The first book that I recall my dad bringing home for me was Stuart Little by E.B. White. I was mesmerized by the tale of a mouse-like son whose world adventures began at the age of seven. White’s endearing story led me to his other classics, Charlotte’s Web and The Trumpet of the Swan.
When I was bed-ridden with the chicken pox, dad’s briefcase made a much-needed house call and prescribed a copy of House of Pooh Corner by A.A. Milne. I read the book numerous times its first year on my bookshelf. Like Pooh and his friends, I spent that winter looking for Heffalump tracks.
The most delicious literary contraband transported in my dad’s briefcase was Charlie and the Chocolate Factory. Charlie Bucket was my hero. HIs quiet demeanor and good behavior (ignore the movie version) helped him inherit a candy factory. He remains one of my favorite literary characters.
Over the years, it occurred to me that my dad’s briefcase was really a metaphor for the wonderful learning opportunities waiting to be shared with children. It contents suggest the following:
READ, READ, READ! One can never model the love of reading enough. Whether you are reading to your children, listening to them tell you a story, or demonstrating the importance of perusing a newspaper, an e-book, or other piece of text—your kids will develop an appreciation of the written word that will inform, entertain, and enrich their lives forever. And, while kids love receiving books as gifts, a goldmine of riches can easily be unearthed in libraries too.

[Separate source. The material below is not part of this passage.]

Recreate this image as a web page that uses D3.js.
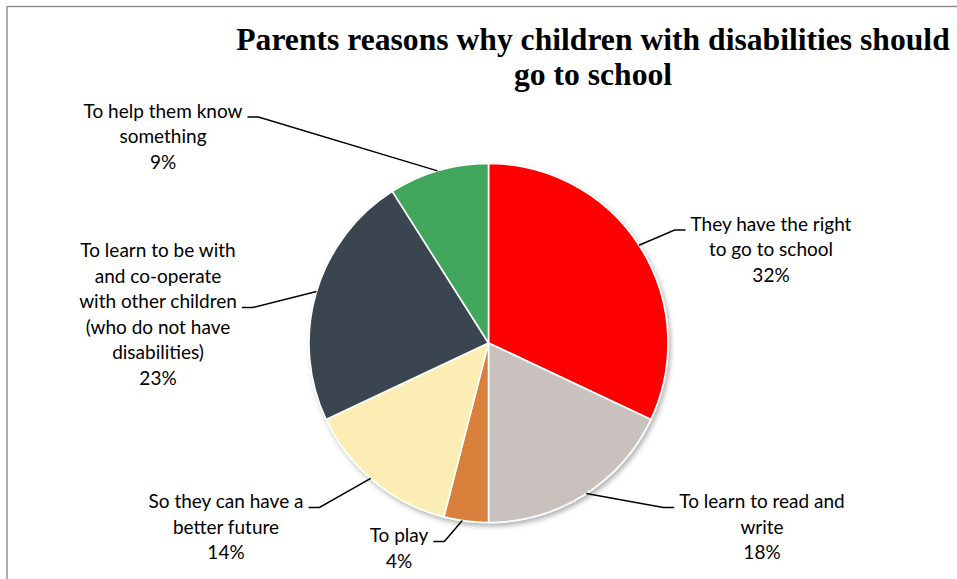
<!DOCTYPE html>
<html>
<head>
<meta charset="utf-8">
<script src="https://cdn.jsdelivr.net/npm/d3@7"></script>
<style>
  html, body { margin: 0; padding: 0; background: #fff; }
  svg { display: block; }
</style>
</head>
<body>
<svg id="chart" width="957" height="579"></svg>
<script>
// Survey answers: why parents think children with disabilities should go to school
const categories = [
  "They have the right to go to school",
  "To learn to read and write",
  "To play",
  "So they can have a better future",
  "To learn to be with and co-operate with other children (who do not have disabilities)",
  "To help them know something"
];
const percentages = [32, 18, 4, 14, 23, 9];
const sliceColors = ["#FF0000", "#C9C1BE", "#D9803D", "#FBEDB3", "#3A4450", "#3FA75B"];

// Wrapped label lines for each slice
const labelLines = [
  ["They have the right", "to go to school"],
  ["To learn to read and", "write"],
  ["To play"],
  ["So they can have a", "better future"],
  ["To learn to be with", "and co-operate", "with other children", "(who do not have", "disabilities)"],
  ["To help them know", "something"]
];

const titleLines = ["Parents reasons why children with disabilities should", "go to school"];

const svg = d3.select("#chart");
const W = 957, H = 579;
const cx = 488.5, cy = 343, R = 179.5;

// Chart frame
svg.append("rect")
  .attr("x", 7).attr("y", 6.5)
  .attr("width", W + 20).attr("height", H + 20)
  .attr("fill", "none")
  .attr("stroke", "#8a8a8a")
  .attr("stroke-width", 1.4);

// Title
const title = svg.append("text")
  .attr("text-anchor", "middle")
  .attr("font-family", "'Liberation Serif', 'DejaVu Serif', serif")
  .attr("font-weight", "bold")
  .attr("font-size", 32)
  .attr("fill", "#000");
title.append("tspan").attr("x", 593).attr("y", 50).text(titleLines[0]);
title.append("tspan").attr("x", 593).attr("y", 85).text(titleLines[1]);
// Fit the first title line to its box width
{
  const w = title.select("tspan").node().getComputedTextLength();
  const fs = 32 * 714 / w;
  title.attr("font-size", Math.min(fs, 34));
}

// Drop shadow under the pie
const defs = svg.append("defs");
const f = defs.append("filter").attr("id", "shadow")
  .attr("x", "-10%").attr("y", "-10%").attr("width", "130%").attr("height", "130%");
f.append("feDropShadow")
  .attr("dx", 2).attr("dy", 3).attr("stdDeviation", 2.5)
  .attr("flood-color", "#000").attr("flood-opacity", 0.3);

const data = categories.map((c, i) => ({ category: c, value: percentages[i], color: sliceColors[i], lines: labelLines[i] }));

const pie = d3.pie().sort(null).value(d => d.value);
const arcs = pie(data);
const arc = d3.arc().innerRadius(0).outerRadius(R);

const g = svg.append("g").attr("transform", `translate(${cx},${cy})`);
g.append("g").attr("filter", "url(#shadow)")
  .selectAll("path")
  .data(arcs)
  .join("path")
  .attr("d", arc)
  .attr("fill", d => d.data.color)
  .attr("stroke", "#fff")
  .attr("stroke-width", 1.6)
  .attr("stroke-linejoin", "round");

// Label anchors: text centre x, first baseline y, leader elbow side
const labelPos = [
  { x: 771, y: 230.5, side: "right", elbowLine: 0 },
  { x: 762, y: 508,   side: "right", elbowLine: 0 },
  { x: 399, y: 542,   side: "left",  elbowLine: 0 },
  { x: 226, y: 508,   side: "left",  elbowLine: 0 },
  { x: 158, y: 257,   side: "left",  elbowLine: 2 },
  { x: 163, y: 117.5, side: "left",  elbowLine: 0 }
];
// Where each leader meets the slice edge (angle at which it touches the pie)
const leaderAngleDeg = [57, 147, 188.4, 221, 286.7, 343.5];

const lineH = 25.5;
const labelFont = "Lato, 'Open Sans', sans-serif";
const labelG = svg.append("g");

arcs.forEach((a, i) => {
  const p = labelPos[i];
  const t = labelG.append("text")
    .attr("text-anchor", "middle")
    .attr("font-family", labelFont)
    .attr("font-size", 19)
    .attr("fill", "#000");
  const lines = a.data.lines.concat([d3.format(".0%")(a.data.value / 100)]);
  const spans = lines.map((ln, k) =>
    t.append("tspan").attr("x", p.x).attr("y", p.y + k * lineH).text(ln));

  // Leader line: from slice edge to an elbow beside the label line
  const elbowSpan = spans[p.elbowLine].node();
  const half = elbowSpan.getComputedTextLength() / 2;
  const by = p.y + p.elbowLine * lineH - 0.5;
  const ang = leaderAngleDeg[i] * Math.PI / 180;
  const ex = cx + Math.sin(ang) * R, ey = cy - Math.cos(ang) * R;
  let hx0, hx1;
  if (p.side === "right") {
    hx1 = p.x - half - 5; hx0 = hx1 - 11;
  } else {
    hx0 = p.x + half + 5; hx1 = hx0 + 11;
  }
  const pts = p.side === "right"
    ? [[ex, ey], [hx0, by], [hx1, by]]
    : [[hx0, by], [hx1, by], [ex, ey]];
  labelG.append("path")
    .attr("d", d3.line()(pts))
    .attr("fill", "none")
    .attr("stroke", "#000")
    .attr("stroke-width", 1.5);
});
</script>
</body>
</html>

Share interesting words with kids. Expand their vocabularies. Look at root meanings. Look up words you are unfamiliar with—ask them to do the same. A major factor in school success is vocabulary development (Hart and Risley, 1995). The right (or wrong) word, be it on a college application, resume, email or in conversation can alter the course of history. Similarly, take advantage of opportunities that allow your kids to write. Ask them to keep a journal, write a story, make a comic strip, compile a shopping list, or acknowledge a gift with a thank you card.

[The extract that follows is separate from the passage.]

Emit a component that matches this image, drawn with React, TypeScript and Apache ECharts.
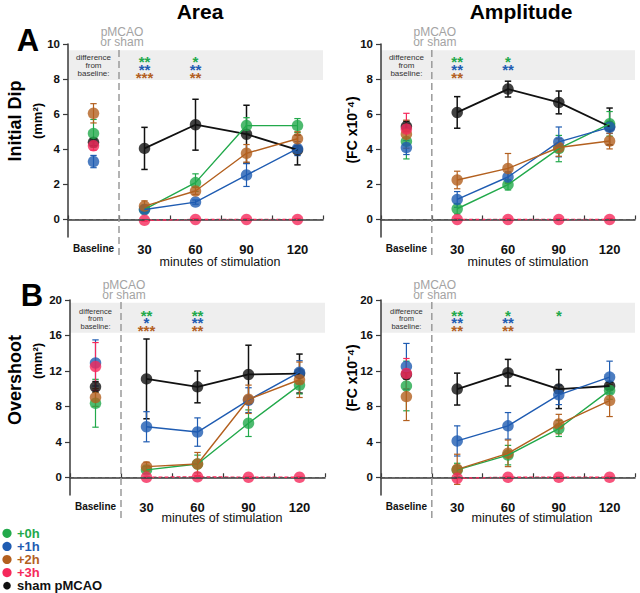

Find ways to bring math into their everyday lives. One doesn’t need a bar of gold to initiate a conversation about measurement or currency. Measure ingredients while baking or cooking. Start a conversation about investing or saving. Explain how one figures a bowling or golf handicap.Share your fascination with gadgets—build things; take them apart. Go to museums and marvel at the evolution of technology and its effect on civilization.

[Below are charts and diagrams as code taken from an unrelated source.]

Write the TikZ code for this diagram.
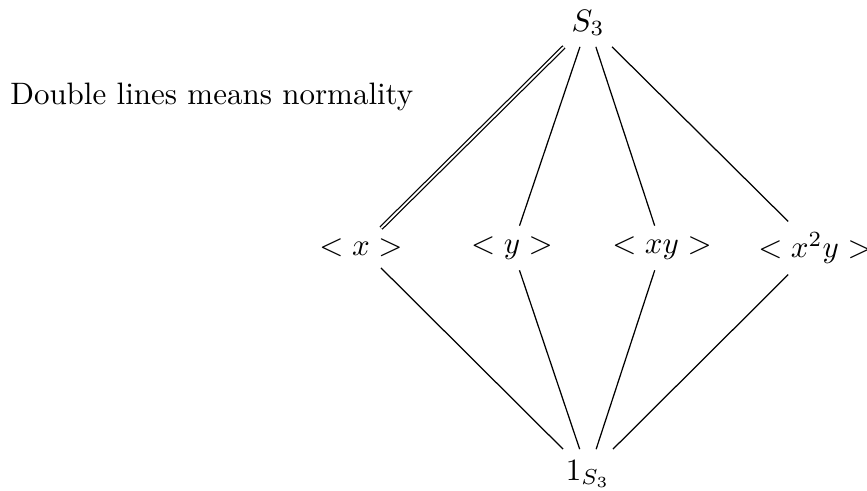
\documentclass[tikz,border=0pt]{standalone}
\usepackage{tikz}
\usepackage{amsmath,amssymb}
\usetikzlibrary{positioning}

\begin{document}
\begin{tikzpicture}[normal/.style={double}, plain/.style={draw}]
  \useasboundingbox (0,0) rectangle (9.83,-5.567);
  \node[anchor=west,inner sep=0pt] (note) at (0.11,-1.10) {Double lines means normality};

  \node (S3) at (6.667,-0.261) {$S_3$};
  \node (cx) at (4.093,-2.812) {$<x>$};
  \node (cy) at (5.805,-2.812) {$<y>$};
  \node (cxy) at (7.506,-2.812) {$<xy>$};
  \node (cxxy) at (9.240,-2.812) {$<x^2y>$};
  \node (one) at (6.667,-5.374) {$1_{S_3}$};

  % top half: normal subgroup gets the double line
  \draw[normal] (S3) -- (cx);
  \draw (S3) -- (cy);
  \draw (S3) -- (cxy);
  \draw (S3) -- (cxxy);

  % bottom half
  \draw (cx) -- (one);
  \draw (cy) -- (one);
  \draw (cxy) -- (one);
  \draw (cxxy) -- (one);
\end{tikzpicture}
\end{document}
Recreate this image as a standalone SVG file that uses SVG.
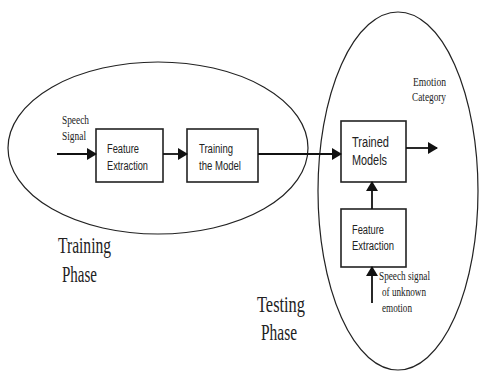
<svg xmlns="http://www.w3.org/2000/svg" width="480" height="372" viewBox="0 0 480 372">
<style>
.ell{fill:none;stroke:#222;stroke-width:1.2}
.box{fill:#fff;stroke:#222;stroke-width:1.6}
.ln{fill:none;stroke:#111;stroke-width:1.8}
.sans{font-family:"Liberation Sans",Arial,sans-serif;font-size:12px;fill:#222}
.serif{font-family:"Liberation Serif","Times New Roman",serif;fill:#222}
.sm{font-size:12px}
.lg{font-size:23px}
</style>
<defs>
<marker id="ah" markerWidth="10" markerHeight="12" refX="9" refY="6" orient="auto" markerUnits="userSpaceOnUse">
<path d="M0,0 L10,6 L0,12 Z" fill="#111"/>
</marker>
</defs>
<rect width="480" height="372" fill="#fff"/>
<g id="training-phase">
<ellipse class="ell" cx="158" cy="148" rx="150" ry="86"/>
<text class="serif lg" x="58" y="253" textLength="53" lengthAdjust="spacingAndGlyphs">Training</text>
<text class="serif lg" x="62" y="282" textLength="35" lengthAdjust="spacingAndGlyphs">Phase</text>
</g>
<g id="testing-phase">
<ellipse class="ell" cx="398" cy="191" rx="80" ry="179"/>
<text class="serif lg" x="257" y="312" textLength="48" lengthAdjust="spacingAndGlyphs">Testing</text>
<text class="serif lg" x="261" y="340" textLength="36" lengthAdjust="spacingAndGlyphs">Phase</text>
</g>
<g id="speech-signal">
<text class="serif sm" x="62" y="124" textLength="27" lengthAdjust="spacingAndGlyphs">Speech</text>
<text class="serif sm" x="62" y="140" textLength="24" lengthAdjust="spacingAndGlyphs">Signal</text>
</g>
<g id="feature-extraction-1">
<rect class="box" x="96" y="129" width="67" height="53"/>
<text class="sans" x="107" y="153" textLength="32" lengthAdjust="spacingAndGlyphs">Feature</text>
<text class="sans" x="107" y="170" textLength="41" lengthAdjust="spacingAndGlyphs">Extraction</text>
</g>
<g id="training-model">
<rect class="box" x="187" y="129" width="71" height="53"/>
<text class="sans" x="199" y="153" textLength="34" lengthAdjust="spacingAndGlyphs">Training</text>
<text class="sans" x="199" y="170" textLength="42" lengthAdjust="spacingAndGlyphs">the Model</text>
</g>
<g id="trained-models">
<rect class="box" x="341" y="121" width="65" height="61"/>
<text class="sans" x="352" y="147" style="font-size:14px" textLength="37" lengthAdjust="spacingAndGlyphs">Trained</text>
<text class="sans" x="352" y="165" style="font-size:14px" textLength="35" lengthAdjust="spacingAndGlyphs">Models</text>
</g>
<g id="feature-extraction-2">
<rect class="box" x="341" y="209" width="65" height="58"/>
<text class="sans" x="352" y="234" textLength="32" lengthAdjust="spacingAndGlyphs">Feature</text>
<text class="sans" x="352" y="250" textLength="42" lengthAdjust="spacingAndGlyphs">Extraction</text>
</g>
<g id="emotion-category">
<text class="serif sm" x="413" y="86" textLength="33" lengthAdjust="spacingAndGlyphs">Emotion</text>
<text class="serif sm" x="412" y="101" textLength="34" lengthAdjust="spacingAndGlyphs">Category</text>
</g>
<g id="unknown-signal">
<text class="serif sm" x="379" y="280" textLength="51" lengthAdjust="spacingAndGlyphs">Speech signal</text>
<text class="serif sm" x="382" y="296" textLength="44" lengthAdjust="spacingAndGlyphs">of unknown</text>
<text class="serif sm" x="382" y="312" textLength="30" lengthAdjust="spacingAndGlyphs">emotion</text>
</g>
<g id="connectors">
<line class="ln" x1="57" y1="154" x2="96" y2="154" marker-end="url(#ah)"/>
<line class="ln" x1="163" y1="154" x2="187" y2="154" marker-end="url(#ah)"/>
<line class="ln" x1="258" y1="154" x2="341" y2="154" marker-end="url(#ah)"/>
<line class="ln" x1="406" y1="148" x2="437" y2="148" marker-end="url(#ah)"/>
<line class="ln" x1="372" y1="209" x2="372" y2="182" marker-end="url(#ah)"/>
<line class="ln" x1="372" y1="303" x2="372" y2="267" marker-end="url(#ah)"/>
</g>
</svg>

Of all the amazing things to emerge from my dad’s brief case, the most significant was the opportunity the contents created for his children to have meaningful conversations. In a world of text messages, emails, and tweets, the art of thoughtful conversation risks falling by the wayside. At school, we ask kids to listen carefully, justify their answers, respectfully question their peers, and politely advocate for their causes. What better way for your kids to practice these skills than to invite them to have important conversations?
Like my father, I’m sure you have your own briefcase, backpack, blog or bag of tricks that ignites your child’s curiosity and love for learning. While my dad’s Samsonite case has long since disappeared, its contents have remained with me forever. The light load I lovingly carried up a steep hill contained some pretty hefty lessons.